Michigan City Mayor Duane Parry also announced at a news conference Wednesday that a new position will be created in his office for someone to “assist the mayor and act as a representative” to the community. The Michigan City Spiritual Task Force, the Michigan City Common Council and the NAACP of La Porte County will have input on how that position is filled, he said.
The news conference came a day after Rev. James Lane publicly released a voicemail message Parry left for him on Friday in which the mayor declined to meet with Lane and the Spiritual Task Force. Lane and the task force wanted a meeting to address their concerns regarding Parry’s recent public admonishment of Police Chief Dion Campbell, who is Black, over a fundraising letter for police charities that Campbell included in city water bills.

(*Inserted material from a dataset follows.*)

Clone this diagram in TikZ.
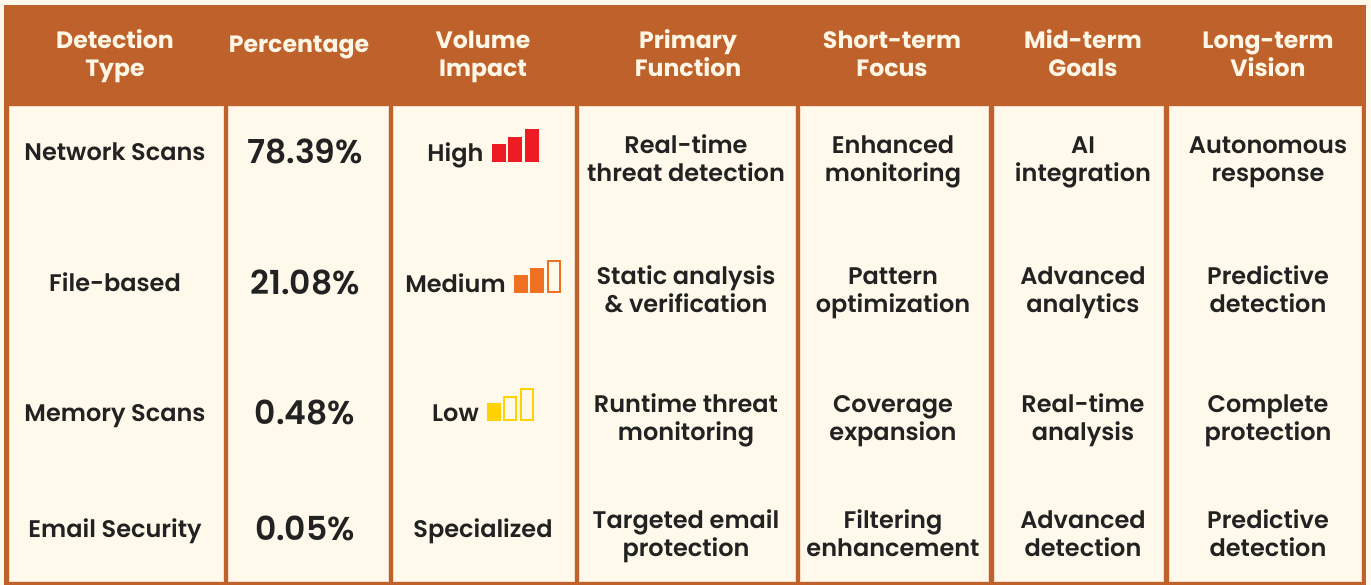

Toward the end of the recording, it was apparent that Parry thought he had hung up the phone, and he could be heard saying: “They want a ... audience, you know. These Black guys, they all want a .... audience," using an expletive twice, The News-Dispatch reported.
“I cannot say the words to fully express my regret for saying what I said during the past week,” Parry said Wednesday. “My words now cannot change what I’ve said. However, my future actions can and will. I’m sorry. I realize that saying I’m sorry is not enough.”
Parry said his implicit bias and cultural diversity training would begin immediately. He did not take questions.
Lane, who attended the news conference, said he was unsatisfied.
“I still want this mayor to resign,” Lane said. “This public apology — it seems false, fake, insensitive. And like always, he says what he wants to say and leaves. That is not the character of a true leader.”